Publicado en Café & Negocios
Siempre me ha llamado la atención que tantas calles y plazas lleven el nombre de políticos e intelectuales mientras que casi no hay lugares públicos que honren la memoria de un empresario. Al fin y al cabo, lo que un político puede hacer desde su cargo electo o lo que un científico puede descubrir en su gabinete, está en gran medida condicionado por los recursos que a través de impuestos se le pueda extraer a los que producen. En otras palabras, detrás de las obras del político o de las innovaciones del académico, siempre ha habido un empresario que generó los recursos.
En una forma bastante simplificada, podemos dividir a los actores de la sociedad actual en tres grandes grupos: el sector público, el tercer sector y el sector empresarial o productivo –independientemente que la titularidad del capital sea pública o privada–. Es evidente que de estos tres, el único que genera valor, que crea riqueza, es el sector empresarial. Esto no va en detrimento de los otros dos sectores. Por definición, las administraciones públicas y las organizaciones sociales que conforman el tercer sector no dedican su esfuerzo a generar riqueza. Sus fines son otros, y está bien que así sea pues a lo que cualquiera de estos sectores apunta no puede, ni debe, ser suministrado por el sector empresarial. Si el único sector que genera riqueza es el empresarial, es fácil concluir que lo bueno que pueden llegar a hacer los gobiernos o las ONG, universidades, sindicatos y otras organizaciones del tercer sector está condicionado por el volumen de riqueza que generen las empresas. Por el absurdo, si el sector empresarial no generase valor alguno, una consecuencia inmediata sería el debilitamiento de los otros dos sectores.

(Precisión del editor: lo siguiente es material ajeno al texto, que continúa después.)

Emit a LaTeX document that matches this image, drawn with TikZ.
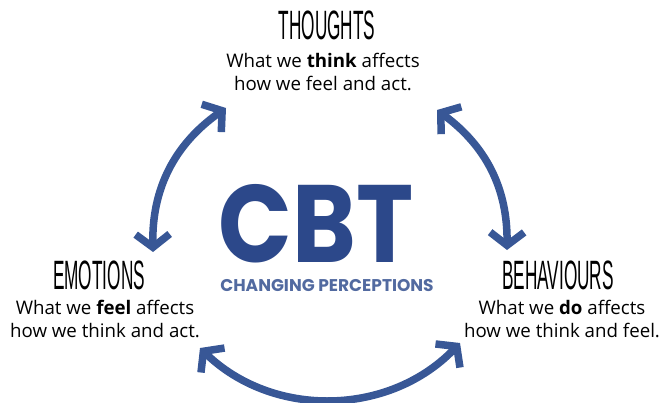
\documentclass[tikz,border=0pt]{standalone}
\usepackage{fontspec}
\setmainfont{Open Sans}
\newfontfamily\titlefont[FakeStretch=0.42]{Liberation Sans}
\newfontfamily\logofont[FakeStretch=0.88]{Poppins}
\newfontfamily\sublogofont{Poppins}
\usetikzlibrary{arrows.meta}
\definecolor{arrowblue}{RGB}{56,87,150}
\definecolor{logoblue}{RGB}{44,72,138}
\definecolor{sublogo}{RGB}{82,106,160}
\tikzset{
  title/.style={font=\titlefont\fontsize{41}{41}\selectfont, anchor=base, inner sep=0pt},
  body/.style={font=\fontsize{18.7}{23}\selectfont, align=center, anchor=base, inner sep=0pt},
  cyc/.style={draw=arrowblue, line width=7.5pt, {Straight Barb[length=13pt,width=34pt]}-{Straight Barb[length=13pt,width=34pt]}},
}
\begin{document}
\begin{tikzpicture}[x=1pt,y=-1pt]
\useasboundingbox (0,0) rectangle (663,403);
% titles
\node[title] (tt) at (327,40) {THOUGHTS};
\node[title] (te) at (99,289) {EMOTIONS};
\node[title] (tb) at (558,289) {BEHAVIOURS};
% bodies (anchor = baseline of last line)
\node[body] (bt) at (323,91) {What we \textbf{think} affects\\how we feel and act.};
\node[body] (be) at (105,337) {What we \textbf{feel} affects\\how we think and act.};
\node[body] (bb) at (562,337) {What we \textbf{do} affects\\how we think and feel.};
% logo
\node[font=\logofont\bfseries\fontsize{110}{110}\selectfont, text=logoblue, anchor=base, inner sep=0pt, text depth=0pt] (cbt) at (316,262) {CBT};
\node[font=\sublogofont\bfseries\fontsize{17}{17}\selectfont, text=sublogo, anchor=base, inner sep=0pt] (cp) at (327,291) {CHANGING PERCEPTIONS};
% arrow ends
\coordinate (a1) at (153,252);
\coordinate (a2) at (226,108);
\coordinate (b1) at (437,110);
\coordinate (b2) at (507,250);
\coordinate (c1) at (200,348);
\coordinate (c2) at (460,343);
\draw[cyc] (a1) to[bend left=28] (a2);
\draw[cyc] (b1) to[bend left=27] (b2);
\draw[cyc] (c1) to[bend right=45] (c2);
\end{tikzpicture}
\end{document}
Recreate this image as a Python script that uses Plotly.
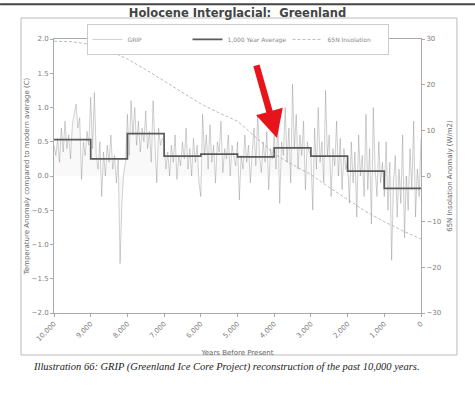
import plotly.graph_objects as go

# ---- data ----
years_grip = [10000 - 50 * i for i in range(201)]
grip = [
    # 10000-9050
    0.45, 0.3, 0.55, 0.2, 0.7, 0.35, 0.8, 0.4, 0.6, 0.25, 0.75, 0.9, 1.05, 0.7, 0.85, -0.05, 0.5, 0.3, 0.65, 0.45,
    # 9000-8050
    1.15, 0.4, 1.22, 0.3, 0.1, 0.5, -0.3, 0.35, 0.0, 0.45, 0.2, 0.6, 0.1, 0.3, -0.1, 0.25, -1.28, -0.4, 0.05, 0.2,
    # 8000-7050
    0.9, 0.3, 1.1, 0.6, 1.0, 0.45, 0.8, 0.35, 0.7, 0.5, 0.95, 0.4, 0.65, 0.2, 1.1, 0.5, -0.1, 0.7, 0.45, 0.55,
    # 7000-6050
    0.5, 0.1, 0.35, 0.0, 0.45, 0.2, 0.6, -0.05, 0.3, 0.15, 0.5, 0.25, 0.7, 0.1, 0.4, 0.0, 0.55, 0.2, 0.45, -0.1,
    # 6000-5050
    -0.3, 0.9, 0.3, 0.6, 0.1, 0.75, 0.2, 0.45, -0.1, 0.5, 0.35, 0.8, 0.05, 0.4, 0.25, 0.6, 0.0, 0.45, 0.3, 0.15,
    # 5000-4050
    0.5, -0.35, 0.3, 0.1, 0.6, 0.2, 0.45, -0.1, 0.35, 0.7, 0.15, 0.9, 0.3, 0.05, 0.5, 0.2, 0.65, -0.2, 0.4, 0.25,
    # 4000-3050
    0.6, 0.1, 0.85, -0.4, 0.5, 0.3, 1.0, 0.2, 0.7, -0.1, 1.34, 0.4, 0.9, 0.1, 0.6, 0.3, 0.8, -0.2, 0.5, 0.35,
    # 3000-2050
    0.3, -0.5, 0.7, 0.1, 1.0, 0.2, 0.5, -0.1, 1.25, 0.3, 0.6, -0.3, 0.4, 0.15, 0.8, 0.0, 0.55, -0.2, 0.4, 0.1,
    # 2000-1050
    0.2, -0.4, 0.5, -0.1, 0.35, -0.6, 0.6, 0.0, 0.3, -0.3, 0.9, -0.2, 0.4, -0.7, 1.0, 0.1, -0.3, 0.5, -0.1, 0.2,
    # 1000-50
    -0.3, 0.5, -0.5, 0.2, -1.23, -0.1, 0.3, -0.6, 0.1, -0.4, 0.6, -0.9, 0.0, -0.5, 0.4, -0.2, 0.8, -0.6, 0.1, -0.3,
    # 0
    0.55,
]

avg_years = [10000, 9000, 8000, 7000, 6000, 5000, 4000, 3000, 2000, 1000, 0]
avg_temp = [0.53, 0.25, 0.62, 0.29, 0.32, 0.28, 0.41, 0.29, 0.07, -0.18, -0.18]

ins_years = [10000, 9500, 9000, 8500, 8000, 7500, 7000, 6500, 6000, 5500, 5000,
             4500, 4000, 3500, 3000, 2500, 2000, 1500, 1000, 500, 0]
ins_vals = [29.5, 29.4, 28.8, 27.5, 25.6, 23.3, 20.8, 18.3, 15.8, 13.8, 12.0,
            8.5, 4.8, 2.5, 0.3, -2.5, -5.2, -7.8, -10.0, -12.0, -13.8]

x_ticks = [10000, 9000, 8000, 7000, 6000, 5000, 4000, 3000, 2000, 1000, 0]
x_ticktext = ["10,000", "9,000", "8,000", "7,000", "6,000", "5,000",
              "4,000", "3,000", "2,000", "1,000", "0"]

FONT = "DejaVu Sans"
TICKC = "#808080"
CAPTION = "Illustration 66: GRIP (Greenland Ice Core Project) reconstruction of the past 10,000 years."

fig = go.Figure()
# faint fill under the GRIP trace (no legend entry)
fig.add_trace(go.Scatter(
    x=years_grip, y=grip, mode="lines", showlegend=False, hoverinfo="skip",
    line=dict(width=0), fill="tozeroy", fillcolor="rgba(0,0,0,0.025)",
))
fig.add_trace(go.Scatter(
    x=years_grip, y=grip, name="GRIP", mode="lines",
    line=dict(color="rgba(100,100,100,0.5)", width=0.6),
))
fig.add_trace(go.Scatter(
    x=avg_years, y=avg_temp, name="1,000 Year Average", mode="lines",
    line=dict(color="#5a5a5a", width=1.7, shape="hv"),
))
fig.add_trace(go.Scatter(
    x=ins_years, y=ins_vals, name="65N Insolation", mode="lines", yaxis="y2",
    line=dict(color="#aaaaaa", width=0.8, dash="3px,2px"),
))

fig.add_annotation(
    x=3924, y=0.555, xref="x", yref="y", ax=-21, ay=-74,
    showarrow=True, arrowhead=2, arrowsize=0.85, arrowwidth=6.5,
    arrowcolor="#e8141b", text="",
)

fig.update_layout(
    width=475, height=397,
    margin=dict(l=54, r=54, t=39, b=84, autoexpand=False),
    paper_bgcolor="white", plot_bgcolor="white",
    font=dict(family=FONT, size=7, color=TICKC),
    title=dict(text="<b>Holocene Interglacial:  Greenland</b>",
               x=0.5, xanchor="center", y=0.967, yanchor="middle",
               font=dict(family=FONT, size=11.5, color="#444444")),
    showlegend=True,
    legend=dict(orientation="h", x=0.5, xanchor="center", y=1.055, yanchor="top",
                bordercolor="#cccccc", borderwidth=1, bgcolor="white",
                font=dict(size=6, color="#888888"),
                entrywidth=55, entrywidthmode="pixels",
                itemwidth=30, tracegroupgap=0),
    xaxis=dict(range=[10000, 0], tickvals=x_ticks, ticktext=x_ticktext,
               tickangle=-45, ticks="outside", ticklen=3, tickcolor="#aaaaaa",
               showline=True, linecolor="#aaaaaa", linewidth=1, mirror=True,
               showgrid=False, zeroline=False,
               title=dict(text="Years Before Present", standoff=7,
                          font=dict(size=7, color="#666666")),
               tickfont=dict(size=7, color=TICKC)),
    yaxis=dict(range=[-2, 2], dtick=0.5, tickformat=".1f",
               ticks="outside", ticklen=3, tickcolor="#aaaaaa",
               showline=True, linecolor="#aaaaaa", linewidth=1,
               showgrid=False, zeroline=False,
               title=dict(text="Temperature Anomaly compared to modern average (C)",
                          standoff=1, font=dict(size=7, color="#666666")),
               tickfont=dict(size=7, color=TICKC)),
    yaxis2=dict(range=[-30, 30], dtick=10, overlaying="y", side="right",
                ticks="outside", ticklen=3, tickcolor="#aaaaaa",
                showline=True, linecolor="#aaaaaa", linewidth=1,
                showgrid=False, zeroline=False,
                title=dict(text="65N Insolation Anomaly (W/m2)", standoff=6,
                           font=dict(size=7, color="#666666")),
                tickfont=dict(size=7, color=TICKC)),
)

# figure frame and scanned page edge
fig.add_shape(type="rect", xref="paper", yref="paper",
              x0=-0.0899, x1=1.098, y0=-0.1533, y1=1.0766,
              line=dict(color="#bbbbbb", width=1))
fig.add_shape(type="line", xref="paper", yref="paper",
              x0=-0.147, x1=1.147, y0=1.127, y1=1.127,
              line=dict(color="#444444", width=2))

fig.add_annotation(
    text="<i>" + CAPTION + "</i>",
    xref="paper", yref="paper", x=0.47, y=-0.197, xanchor="center", yanchor="middle",
    showarrow=False, font=dict(family="Liberation Serif", size=10.5, color="#222222"),
)

fig.write_html("out.html", config={"displayModeBar": False},
               post_script="document.body.style.margin='0';")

Si los tres sectores son necesarios para la buena marcha de un país –nótese que no he hecho ningún esfuerzo en justificar a los otros dos sectores, su provecho se da por sentado–, es lógico que la configuración del futuro de la sociedad, la política en sentido amplio, requiera de la participación de representantes de cada uno de ellos. Sin embargo, es notorio que en nuestro país los empresarios tienen una participación muy escasa en la cosa pública. ¿Cuáles pueden ser las razones de esta anomalía? En principio parece haber un par de explicaciones predominantes.
En primer lugar, las empresas uruguayas generan muy pocos beneficios en términos absolutos. Si el aporte que se espera del sector empresarial es la creación de riqueza, cuanto más riqueza este cree, más legitimidad tendrá para opinar y hacerse escuchar. Por el contrario, si las empresas son relativamente pequeñas y sus beneficios modestos, el resto de los sectores no estará dispuesto a darles participación. Prueba de esto es que cuando aparecen inversiones extranjeras de volúmenes extraordinarios para lo que es el país, el peso que logran sus directivos llegado el momento de opinar e influir en lo que les interesa es notorio. Se los escucha no porque caen simpáticos, sino debido a que no hay más remedio, pues su aporte en riqueza es significativo y por lo tanto, en contrapartida adquieren “derechos” a hacer valer sus ideas.
Complementariamente con lo anterior, el hecho de que la gran mayoría de las empresas sean pequeñas hace que sus directivos, incluso los más altos cargos, no tengan más remedio que estar sumergidos el cien por ciento de su tiempo en la gestión del negocio. De esta forma, es casi imposible el desarrollo de dirigentes empresariales profesionales que dediquen parte importante de su jornada a actuar en las cámaras y asociaciones empresariales.
Un par de años atrás, un ex presidente, hoy fallecido, de una de las gremiales empresariales más importantes del país, me lo explicaba en palabras muy simples: “cuando nos reuníamos a discutir algún tema importante, yo tenía enfrente a miembros del gobierno, profesionales de la política por definición y a sindicalistas y representantes de otras organizaciones sociales, también dirigentes profesionales que se dedicaban totalmente a esa labor; y enfrente estaba yo, que entre reunión y reunión salía al pasillo, llamaba a la empresa y le recordaba de aquel cheque o de aquel otro pedido que había que enviar, y así mis colegas, apenas unos amateurs voluntariosos. Así es poco lo que se puede hacer”.
Es que el problema está en que al no contar con empresas fuertes, grandes, muy grandes, que generen mucha riqueza, se reduce peligrosamente la actuación del sector empresarial en la configuración de la cosa pública, del futuro del país, de las grandes políticas de desarrollo, en la discusión de los temas relevantes. Y el espacio que estas no ocupan es llenado subsidiariamente por dirigentes sociales y políticos profesionales, que además de lo que tienen que aportar por derecho propio, suplen en forma insuficiente lo que los empresarios no logran hacer. La conclusión es obvia, es necesario un sector empresarial que cumpla con su papel y para eso es condición imprescindible empresas nacionales grandes, rentables y pujantes. Quizás cuando esto sea así, se vuelva más común encontrar nombres de empresarios en las avenidas.